To build 3.8 million homes at densities representing where the middle half of the population lives, the U.S. would need to develop 4–31 million acres of land—an enormous range depending on how compact the development is. Building at a density matching the median county–where half of Americans live in a more dense area and half in a less dense area–would require nearly 10 million acres.
Potential Housing Units by Density
Seeking Solutions
While selling small, well-located federal parcels—as seen in recent BLM auctions in Las Vegas—is a step in the right direction and may help individual markets, broader progress requires a more comprehensive toolkit.
“While freeing up federal lands for housing is one of many solutions on the table, addressing the housing crisis at scale requires aligning supply with where demand actually is,” added Hale. “That means advancing local reforms, such as easing zoning restrictions, encouraging missing-middle housing, and investing in infrastructure and transit, to unlock land that’s already close to jobs, schools and amenities.”
Congressional Responses to a Greater Issue
The House Natural Resources Committee recently passed its directives for a Budget Reconciliation Bill, which includes $18.5 billion in savings. In addition, Reps. Mark Amodei and Celeste Maloy have introduced the Land Disposal Amendment as part of the Committee’s markup. The provision pertains to the disposal of federal lands in Nevada and Utah.
Reconciliation is a process that allows the President’s agenda to move forward without being blocked by a Senate filibuster. It began with both the House and Senate passing an identical budget blueprint that provided clear directives for committees to identify areas for saving and investment. Congressional committees have been working to turn those directives into actionable legislation within their respective districts. All proposed legislation must meet deficit-reducing or revenue-related targets. The end goal is to compile all legislation passed through committees and bring it onto the chamber floors for voting in one big bill.
The Land Disposal Amendment next heads the U.S. House of Representatives for a full vote.
The aim of the Land Disposal Amendment is to reduce federal control of vast public areas, including large plots of land in Utah and Nevada, where federal holdings dominate the landscape. In addition, the measure seeks to also increase the production of fossil fuels. A portion of the land earmarked for sale is centered on the construction of affordable housing on U.S. Forest Service and Bureau of Land Management on large plots of land outside Las Vegas and Reno, Nevada, as well as the southwestern Utah region.

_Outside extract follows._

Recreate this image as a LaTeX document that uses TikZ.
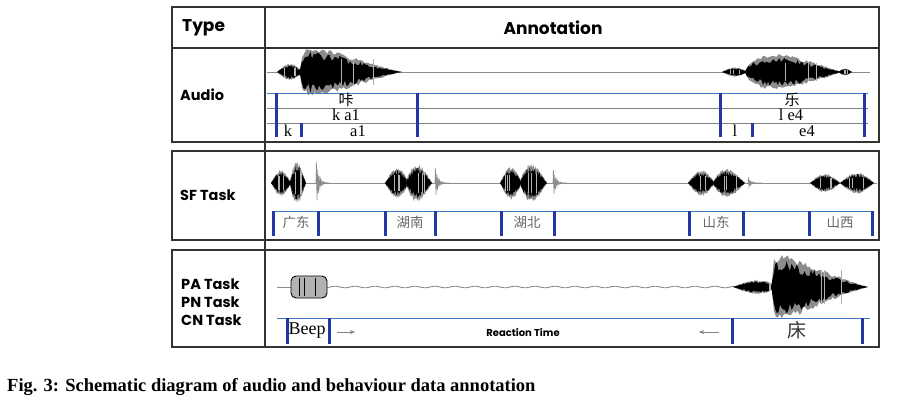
\documentclass[tikz,border=0pt]{standalone}
\usepackage{fontspec}
\setmainfont{Liberation Serif}
\setsansfont{Poppins}
\newfontfamily\cjk{Noto Sans CJK SC}
\usetikzlibrary{arrows.meta}

\definecolor{framegray}{HTML}{333333}
\definecolor{tierblue}{HTML}{3B78BD}
\definecolor{barblue}{HTML}{2437A6}
\definecolor{wavegray}{HTML}{8C8C8C}

% one burst of a waveform: x0, x1, centre line, amplitude, skew
\newcommand{\wblob}[5]{%
  \fill[wavegray] plot[domain=#1:#2, samples=50, variable=\t]
      (\t, {#3 - 1.2*#4*sin(180*((\t-#1+0.01)/(#2-#1+0.02))^#5)*(0.75+0.25*rnd)})
    -- plot[domain=#2:#1, samples=50, variable=\t]
      (\t, {#3 + 1.2*#4*sin(180*((\t-#1+0.01)/(#2-#1+0.02))^#5)*(0.75+0.25*rnd)}) -- cycle;
  \fill[black] plot[domain=#1:#2, samples=60, variable=\t]
      (\t, {#3 - #4*sin(180*((\t-#1+0.01)/(#2-#1+0.02))^#5)*(0.55+0.45*rnd)})
    -- plot[domain=#2:#1, samples=60, variable=\t]
      (\t, {#3 + #4*sin(180*((\t-#1+0.01)/(#2-#1+0.02))^#5)*(0.55+0.45*rnd)}) -- cycle;
  \foreach \k in {1,...,3}{
    \pgfmathsetmacro\xs{#1+0.25*(#2-#1)+0.5*(#2-#1)*rnd}
    \draw[gray!60, line width=0.5pt] (\xs, #3-0.6*#4) -- (\xs, #3+0.6*#4);
  }%
}

\begin{document}
\begin{tikzpicture}[x=1pt, y=-1pt,
    frame/.style={draw=framegray, line width=1.1pt},
    tier/.style={tierblue, line width=0.9pt},
    subtier/.style={gray, line width=0.8pt},
    bound/.style={barblue, line width=3pt},
    base/.style={wavegray, line width=0.9pt},
    head/.style={font=\sffamily\bfseries\fontsize{17}{17}\selectfont, anchor=west, inner sep=0pt},
    rowlab/.style={font=\sffamily\bfseries\fontsize{14.5}{18}\selectfont, anchor=west, inner sep=0pt},
    seg/.style={font=\fontsize{16.5}{16.5}\selectfont, inner sep=0pt},
    cn/.style={font=\cjk\fontsize{13.5}{13.5}\selectfont, text=gray!80!black, inner sep=0pt}]
    \useasboundingbox (0,0) rectangle (901,401);
    \pgfmathsetseed{7}
    % table frame
    \draw[frame] (172,7) rectangle (879,142);
    \draw[frame] (172,48) -- (879,48);
    \draw[frame] (172,151) rectangle (879,240);
    \draw[frame] (172,250) rectangle (879,347);
    \draw[frame] (265,7) -- (265,347);
    \node[head] (type) at (182,28) {Type};
    \node[head, anchor=center] (annot) at (553,28) {Annotation};
    % (1) Audio
    \node[rowlab] (audio) at (180,95) {Audio};
    \draw[base] (267,72) -- (870,72);
    \wblob{277}{303}{72}{7}{1}
    \wblob{300}{402}{72}{21}{0.35}
    \wblob{722}{748}{72}{4}{1}
    \wblob{745}{842}{72}{15}{0.6}
    \wblob{838}{852}{72}{3}{1}
    \draw[tier] (267,93) -- (868,93);
    \draw[subtier] (267,108) -- (868,108);
    \draw[subtier] (267,123) -- (868,123);
    \foreach \x in {276,417,720,864} \draw[bound] (\x,93) -- (\x,137);
    \foreach \x in {301,752} \draw[bound] (\x,123) -- (\x,137);
    \node[seg, font=\cjk\fontsize{15}{15}\selectfont] (ka) at (346,100) {咔};
    \node[seg] (kapy) at (346,115) {k a1};
    \node[seg] (k) at (288,131) {k};
    \node[seg] (a) at (358,131) {a1};
    \node[seg, font=\cjk\fontsize{15}{15}\selectfont] (le) at (792,100) {乐};
    \node[seg] (lepy) at (791,115) {l e4};
    \node[seg] (l) at (735,131) {l};
    \node[seg] (e) at (807,131) {e4};
    % (2) SF Task
    \node[rowlab] (sf) at (180,195) {SF Task};
    \draw[base] (272,183) -- (877,183);
    \wblob{271}{291}{183}{11}{1}
    \wblob{290}{306}{183}{18}{0.8}
    \wblob{385}{409}{183}{13}{1}
    \wblob{406}{432}{183}{16}{0.8}
    \wblob{500}{522}{183}{14}{1}
    \wblob{520}{547}{183}{16}{0.8}
    \wblob{688}{715}{183}{11}{1}
    \wblob{713}{745}{183}{12}{0.8}
    \wblob{810}{840}{183}{8}{1}
    \wblob{840}{874}{183}{9}{1}
    \foreach \s/\h in {316/26, 435/18, 553/16, 748/6}
      \draw[wavegray, line width=0.6pt] plot[domain=0:14, samples=70, variable=\t]
        ({\s+\t}, {183 - \h*exp(-\t/2.5)*sin(\t*260)});
    \draw[tier] (272,211) -- (873,211);
    \foreach \x in {273,318,385,435,501,554,689,743,809,872} \draw[bound] (\x,211) -- (\x,236);
    \node[cn] (gd) at (296,222) {广东};
    \node[cn] (hn) at (410,222) {湖南};
    \node[cn] (hb) at (527,222) {湖北};
    \node[cn] (sd) at (716,222) {山东};
    \node[cn] (sx) at (840,222) {山西};
    % (3) PA / PN / CN Task
    \node[rowlab, align=left] (tasks) at (181,302) {PA Task\\PN Task\\CN Task};
    \draw[base] (277,287) -- (291,287);
    \draw[base] plot[domain=327:735, samples=160, variable=\t] (\t, {287+0.8*sin(\t*18)});
    \filldraw[fill=gray!60, draw=black, line width=0.9pt, rounded corners=5pt] (291,276) rectangle (327,298);
    \foreach \x in {299,304,315} \draw[black, line width=0.6pt] (\x,278) -- (\x,296);
    \wblob{733}{782}{287}{6}{1}
    \wblob{772}{868}{287}{28}{0.3}
    \draw[tier] (277,318) -- (870,318);
    \foreach \x in {287,329,732,862} \draw[bound] (\x,318) -- (\x,344);
    \node[seg, font=\fontsize{18}{18}\selectfont] (beep) at (307,331) {Beep};
    \node[font=\sffamily\bfseries\fontsize{10}{10}\selectfont, inner sep=0pt] (rt) at (523,333) {Reaction Time};
    \coordinate (r1) at (337,332);
    \coordinate (r2) at (355,332);
    \coordinate (l1) at (719,332);
    \coordinate (l2) at (699,332);
    \draw[-{Stealth[length=5pt,width=4pt]}, gray, line width=0.6pt] (r1) -- (r2);
    \draw[-{Stealth[length=5pt,width=4pt]}, gray, line width=0.6pt] (l1) -- (l2);
    \node[cn, font=\cjk\fontsize{19}{19}\selectfont, text=black!80] (chuang) at (797,330) {床};
    % caption
    \node[anchor=base west, font=\bfseries\fontsize{18.5}{18.5}\selectfont, inner sep=0pt] (caption) at (7,391)
      {Fig. 3: Schematic diagram of audio and behaviour data annotation};
\end{tikzpicture}
\end{document}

Specific provisions of the Land Disposal Amendment include:
- Reinstating quarterly onshore oil and gas lease sales (projected to generate $12 billion in revenue).
- Mandating at least 30 lease sales in the Gulf of America over the next 15 years and six in the Cook Inlet (projected to generate billions of dollars in new revenue).
- Returning to reasonable oil and natural gas royalty rates.
- Requiring geothermal lease sales (projected to generate $23 million in new revenue).
- Resuming leasing for energy production in the National Petroleum Reserve in Alaska and the Arctic National Wildlife Refuge (projected to generate $1 billion in new revenue and savings).
- Resuming coal leasing on federal lands.
- Increasing timber sales on federal lands and requiring long-term timber contracts.
- Rescinding various wasteful slush funds established under the Biden administration in agencies such as the National Oceanic and Atmospheric Administration, the National Park Service, and the Bureau of Land Management.
- Investing in water infrastructure in the West.
- Providing funding to celebrate America’s 250th anniversary, including by establishing the National Garden of American Heroes.